Your instructions> Your task is to output the listing word for word, with pictures excluded.

Material provided>
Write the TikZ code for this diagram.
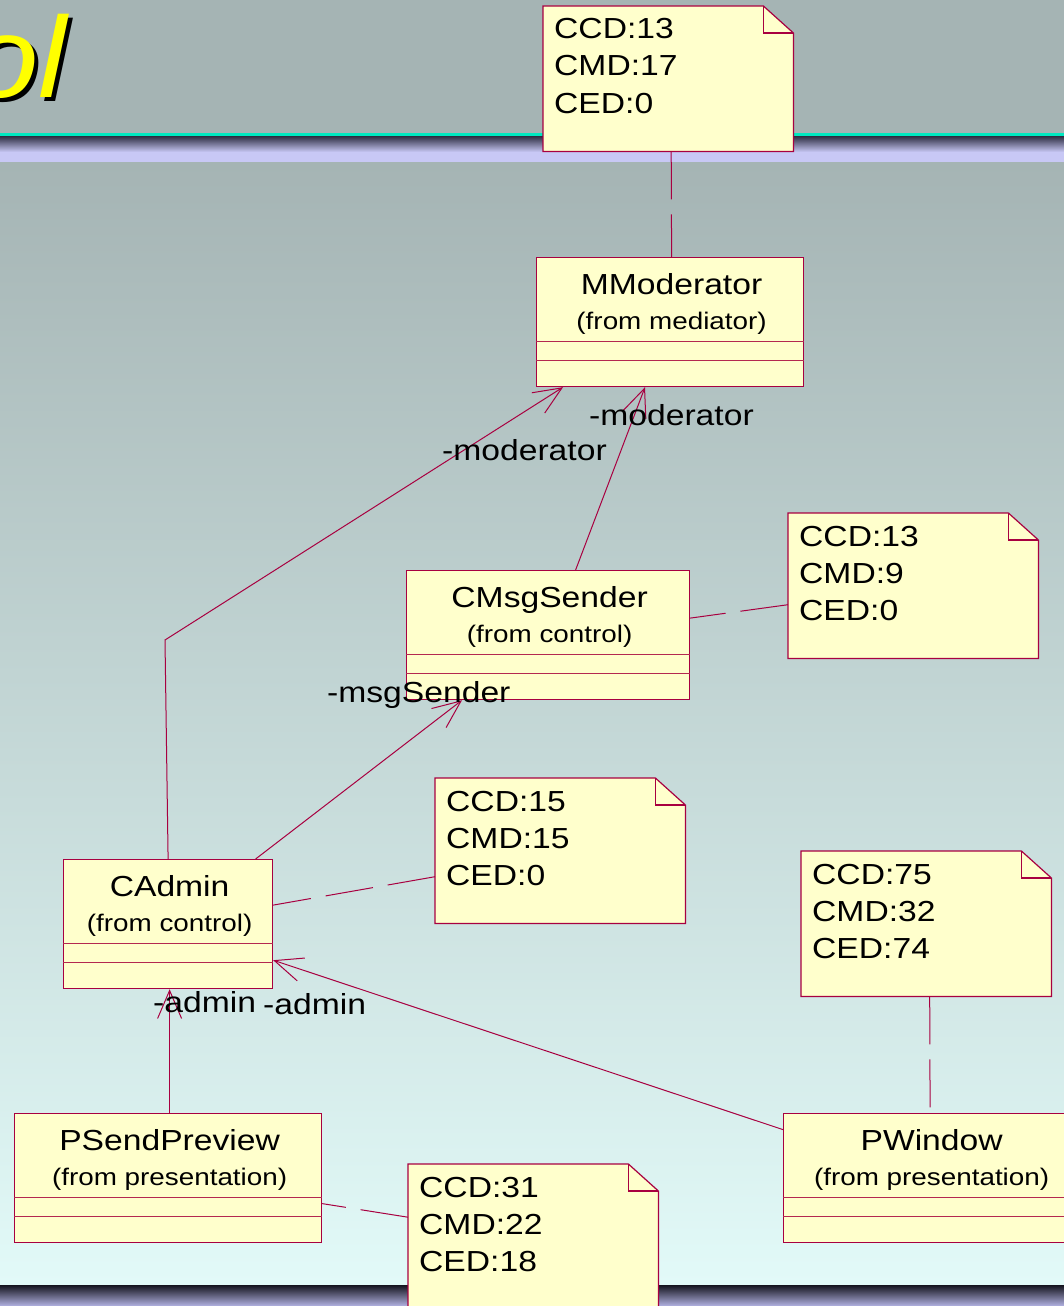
\documentclass[tikz,border=0pt]{standalone}
\usepackage{fontspec}
\usetikzlibrary{arrows.meta}
\newfontfamily\umlfont{Liberation Sans}[FakeStretch=1.16]
\newfontfamily\titlefont{Liberation Sans}[FakeStretch=1.1]

\definecolor{linecol}{RGB}{168,0,64}
\definecolor{sepcol}{RGB}{180,40,80}
\definecolor{paper}{RGB}{255,255,204}
\definecolor{topgray}{RGB}{165,180,180}
\definecolor{tealline}{RGB}{0,232,192}
\definecolor{banddark}{RGB}{45,45,65}
\definecolor{bandlight}{RGB}{200,200,245}
\definecolor{lightcyan}{RGB}{226,250,248}
\definecolor{bottomdark}{RGB}{20,20,30}
\definecolor{bottomlight}{RGB}{178,178,226}
\definecolor{titleyellow}{RGB}{255,255,0}

\tikzset{
  bigtext/.style={font=\umlfont\fontsize{29}{37}\selectfont, inner sep=0pt, text=black},
  smalltext/.style={font=\umlfont\fontsize{24}{28}\selectfont, inner sep=0pt, text=black},
  classbox/.style={draw=linecol, fill=paper, line width=1.2pt, minimum height=129pt, inner sep=0pt},
  sepline/.style={draw=sepcol, line width=1pt},
  notebox/.style={minimum width=250pt, minimum height=145pt, inner sep=0pt},
  noteline/.style={draw=linecol, line width=1.2pt, line join=miter},
  notelink/.style={draw=linecol, line width=1pt, dash pattern=on 48pt off 15pt},
  assoc/.style={draw=linecol, line width=1pt, -{Straight Barb[length=28pt,width=24pt,line width=1pt]}},
}

% UML class: name, x, y (top left), width, title, package line
\newcommand\umlclass[6]{%
  \node[classbox, minimum width=#4pt, anchor=north west] (#1) at (#2,#3) {};
  \draw[sepline] ([yshift=-84pt]#1.north west) -- ([yshift=-84pt]#1.north east);
  \draw[sepline] ([yshift=-103pt]#1.north west) -- ([yshift=-103pt]#1.north east);
  \node[bigtext, anchor=base] (#1-name) at ([xshift=1.5pt,yshift=-37pt]#1.north) {#5};
  \node[smalltext, anchor=base] (#1-from) at ([xshift=1.5pt,yshift=-72pt]#1.north) {#6};
}

% Note with a folded corner: name, x, y (top left), three metric lines
\newcommand\umlnote[6]{%
  \node[notebox, anchor=north west] (#1) at (#2,#3) {};
  \filldraw[noteline, fill=paper] (#1.north west) -- ([xshift=-30pt]#1.north east)
    -- ([yshift=-27pt]#1.north east) -- (#1.south east) -- (#1.south west) -- cycle;
  \draw[noteline] ([xshift=-30pt]#1.north east) -- ([xshift=-30pt,yshift=-27pt]#1.north east)
    -- ([yshift=-27pt]#1.north east);
  \node[bigtext, anchor=base west] (#1-a) at ([xshift=11pt,yshift=-33pt]#1.north west) {#4};
  \node[bigtext, anchor=base west] (#1-b) at ([xshift=11pt,yshift=-70pt]#1.north west) {#5};
  \node[bigtext, anchor=base west] (#1-c) at ([xshift=11pt,yshift=-107pt]#1.north west) {#6};
}

\begin{document}
\begin{tikzpicture}[x=1pt,y=-1pt]
\useasboundingbox (0,0) rectangle (1064,1306);
\clip (0,0) rectangle (1064,1306);

% slide background
\fill[topgray] (0,0) rectangle (1064,134);
\fill[tealline] (0,133) rectangle (1064,136);
\shade[top color=banddark, bottom color=bandlight] (0,136) rectangle (1064,152);
\fill[bandlight] (0,152) rectangle (1064,162);
\shade[top color=topgray, bottom color=lightcyan] (0,162) rectangle (1064,1285);
\shade[top color=bottomdark, bottom color=bottomlight] (0,1285) rectangle (1064,1306);

% title fragment with drop shadow
\node[anchor=base east, inner sep=0pt, text=black,
      font=\titlefont\itshape\fontsize{115}{115}\selectfont] (titleshadow) at (71,101) {ol};
\node[anchor=base east, inner sep=0pt, text=titleyellow,
      font=\titlefont\itshape\fontsize{115}{115}\selectfont] (title) at (67,97) {ol};

% classes
\umlclass{mmod}{536}{257}{267}{MModerator}{(from mediator)}
\umlclass{cms}{406}{570}{283}{CMsgSender}{(from control)}
\umlclass{cadmin}{63}{859}{209}{CAdmin}{(from control)}
\umlclass{psend}{14}{1113}{307}{PSendPreview}{(from presentation)}
\umlclass{pwin}{783}{1113}{293}{PWindow}{(from presentation)}

% associations
\coordinate (bend) at (165,640);
\draw[assoc] (cadmin.north) -- (bend) -- ([xshift=27pt]mmod.south west);
\draw[assoc] ([xshift=27.5pt]cms.north) -- ([xshift=109pt]mmod.south west);
\draw[assoc] ([xshift=87.5pt]cadmin.north) -- ([xshift=56pt]cms.south west);
\draw[assoc] ([xshift=1.5pt]psend.north) -- ([xshift=1.5pt]cadmin.south);
\draw[assoc] ([yshift=48.5pt]pwin.west) -- ([yshift=29pt]cadmin.south east);

% role names
\node[bigtext, anchor=base west] (roleA) at (442,460) {-moderator};
\node[bigtext, anchor=base west] (roleB) at (589,425) {-moderator};
\node[bigtext, anchor=base west] (roleC) at (327,702) {-msgSender};
\node[bigtext, anchor=base west] (roleD) at (153,1012) {-admin};
\node[bigtext, anchor=base west] (roleE) at (263,1014) {-admin};

% metric notes
\umlnote{n1}{543}{6}{CCD:13}{CMD:17}{CED:0}
\umlnote{n2}{788}{513}{CCD:13}{CMD:9}{CED:0}
\umlnote{n3}{435}{778}{CCD:15}{CMD:15}{CED:0}
\umlnote{n4}{801}{851}{CCD:75}{CMD:32}{CED:74}
\umlnote{n5}{408}{1164}{CCD:31}{CMD:22}{CED:18}

% note attachments
\draw[notelink] ([xshift=3pt]n1.south) -- ([xshift=1.5pt]mmod.north);
\draw[notelink] ([yshift=-19pt]n2.west) -- ([yshift=17pt]cms.east);
\draw[notelink] ([yshift=-26pt]n3.west) -- ([yshift=19pt]cadmin.east);
\draw[notelink] ([xshift=3.5pt]n4.south) -- (pwin.north);
\draw[notelink] ([yshift=19.5pt]n5.west) -- ([yshift=-25.5pt]psend.east);
\end{tikzpicture}
\end{document}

Output below>
Write the TikZ code for this diagram.
\documentclass[tikz,border=0pt]{standalone}
\usepackage{fontspec}
\usetikzlibrary{arrows.meta}
\newfontfamily\umlfont{Liberation Sans}[FakeStretch=1.16]
\newfontfamily\titlefont{Liberation Sans}[FakeStretch=1.1]

\definecolor{linecol}{RGB}{168,0,64}
\definecolor{sepcol}{RGB}{180,40,80}
\definecolor{paper}{RGB}{255,255,204}
\definecolor{topgray}{RGB}{165,180,180}
\definecolor{tealline}{RGB}{0,232,192}
\definecolor{banddark}{RGB}{45,45,65}
\definecolor{bandlight}{RGB}{200,200,245}
\definecolor{lightcyan}{RGB}{226,250,248}
\definecolor{bottomdark}{RGB}{20,20,30}
\definecolor{bottomlight}{RGB}{178,178,226}
\definecolor{titleyellow}{RGB}{255,255,0}

\tikzset{
  bigtext/.style={font=\umlfont\fontsize{29}{37}\selectfont, inner sep=0pt, text=black},
  smalltext/.style={font=\umlfont\fontsize{24}{28}\selectfont, inner sep=0pt, text=black},
  classbox/.style={draw=linecol, fill=paper, line width=1.2pt, minimum height=129pt, inner sep=0pt},
  sepline/.style={draw=sepcol, line width=1pt},
  notebox/.style={minimum width=250pt, minimum height=145pt, inner sep=0pt},
  noteline/.style={draw=linecol, line width=1.2pt, line join=miter},
  notelink/.style={draw=linecol, line width=1pt, dash pattern=on 48pt off 15pt},
  assoc/.style={draw=linecol, line width=1pt, -{Straight Barb[length=28pt,width=24pt,line width=1pt]}},
}

% UML class: name, x, y (top left), width, title, package line
\newcommand\umlclass[6]{%
  \node[classbox, minimum width=#4pt, anchor=north west] (#1) at (#2,#3) {};
  \draw[sepline] ([yshift=-84pt]#1.north west) -- ([yshift=-84pt]#1.north east);
  \draw[sepline] ([yshift=-103pt]#1.north west) -- ([yshift=-103pt]#1.north east);
  \node[bigtext, anchor=base] (#1-name) at ([xshift=1.5pt,yshift=-37pt]#1.north) {#5};
  \node[smalltext, anchor=base] (#1-from) at ([xshift=1.5pt,yshift=-72pt]#1.north) {#6};
}

% Note with a folded corner: name, x, y (top left), three metric lines
\newcommand\umlnote[6]{%
  \node[notebox, anchor=north west] (#1) at (#2,#3) {};
  \filldraw[noteline, fill=paper] (#1.north west) -- ([xshift=-30pt]#1.north east)
    -- ([yshift=-27pt]#1.north east) -- (#1.south east) -- (#1.south west) -- cycle;
  \draw[noteline] ([xshift=-30pt]#1.north east) -- ([xshift=-30pt,yshift=-27pt]#1.north east)
    -- ([yshift=-27pt]#1.north east);
  \node[bigtext, anchor=base west] (#1-a) at ([xshift=11pt,yshift=-33pt]#1.north west) {#4};
  \node[bigtext, anchor=base west] (#1-b) at ([xshift=11pt,yshift=-70pt]#1.north west) {#5};
  \node[bigtext, anchor=base west] (#1-c) at ([xshift=11pt,yshift=-107pt]#1.north west) {#6};
}

\begin{document}
\begin{tikzpicture}[x=1pt,y=-1pt]
\useasboundingbox (0,0) rectangle (1064,1306);
\clip (0,0) rectangle (1064,1306);

% slide background
\fill[topgray] (0,0) rectangle (1064,134);
\fill[tealline] (0,133) rectangle (1064,136);
\shade[top color=banddark, bottom color=bandlight] (0,136) rectangle (1064,152);
\fill[bandlight] (0,152) rectangle (1064,162);
\shade[top color=topgray, bottom color=lightcyan] (0,162) rectangle (1064,1285);
\shade[top color=bottomdark, bottom color=bottomlight] (0,1285) rectangle (1064,1306);

% title fragment with drop shadow
\node[anchor=base east, inner sep=0pt, text=black,
      font=\titlefont\itshape\fontsize{115}{115}\selectfont] (titleshadow) at (71,101) {ol};
\node[anchor=base east, inner sep=0pt, text=titleyellow,
      font=\titlefont\itshape\fontsize{115}{115}\selectfont] (title) at (67,97) {ol};

% classes
\umlclass{mmod}{536}{257}{267}{MModerator}{(from mediator)}
\umlclass{cms}{406}{570}{283}{CMsgSender}{(from control)}
\umlclass{cadmin}{63}{859}{209}{CAdmin}{(from control)}
\umlclass{psend}{14}{1113}{307}{PSendPreview}{(from presentation)}
\umlclass{pwin}{783}{1113}{293}{PWindow}{(from presentation)}

% associations
\coordinate (bend) at (165,640);
\draw[assoc] (cadmin.north) -- (bend) -- ([xshift=27pt]mmod.south west);
\draw[assoc] ([xshift=27.5pt]cms.north) -- ([xshift=109pt]mmod.south west);
\draw[assoc] ([xshift=87.5pt]cadmin.north) -- ([xshift=56pt]cms.south west);
\draw[assoc] ([xshift=1.5pt]psend.north) -- ([xshift=1.5pt]cadmin.south);
\draw[assoc] ([yshift=48.5pt]pwin.west) -- ([yshift=29pt]cadmin.south east);

% role names
\node[bigtext, anchor=base west] (roleA) at (442,460) {-moderator};
\node[bigtext, anchor=base west] (roleB) at (589,425) {-moderator};
\node[bigtext, anchor=base west] (roleC) at (327,702) {-msgSender};
\node[bigtext, anchor=base west] (roleD) at (153,1012) {-admin};
\node[bigtext, anchor=base west] (roleE) at (263,1014) {-admin};

% metric notes
\umlnote{n1}{543}{6}{CCD:13}{CMD:17}{CED:0}
\umlnote{n2}{788}{513}{CCD:13}{CMD:9}{CED:0}
\umlnote{n3}{435}{778}{CCD:15}{CMD:15}{CED:0}
\umlnote{n4}{801}{851}{CCD:75}{CMD:32}{CED:74}
\umlnote{n5}{408}{1164}{CCD:31}{CMD:22}{CED:18}

% note attachments
\draw[notelink] ([xshift=3pt]n1.south) -- ([xshift=1.5pt]mmod.north);
\draw[notelink] ([yshift=-19pt]n2.west) -- ([yshift=17pt]cms.east);
\draw[notelink] ([yshift=-26pt]n3.west) -- ([yshift=19pt]cadmin.east);
\draw[notelink] ([xshift=3.5pt]n4.south) -- (pwin.north);
\draw[notelink] ([yshift=19.5pt]n5.west) -- ([yshift=-25.5pt]psend.east);
\end{tikzpicture}
\end{document}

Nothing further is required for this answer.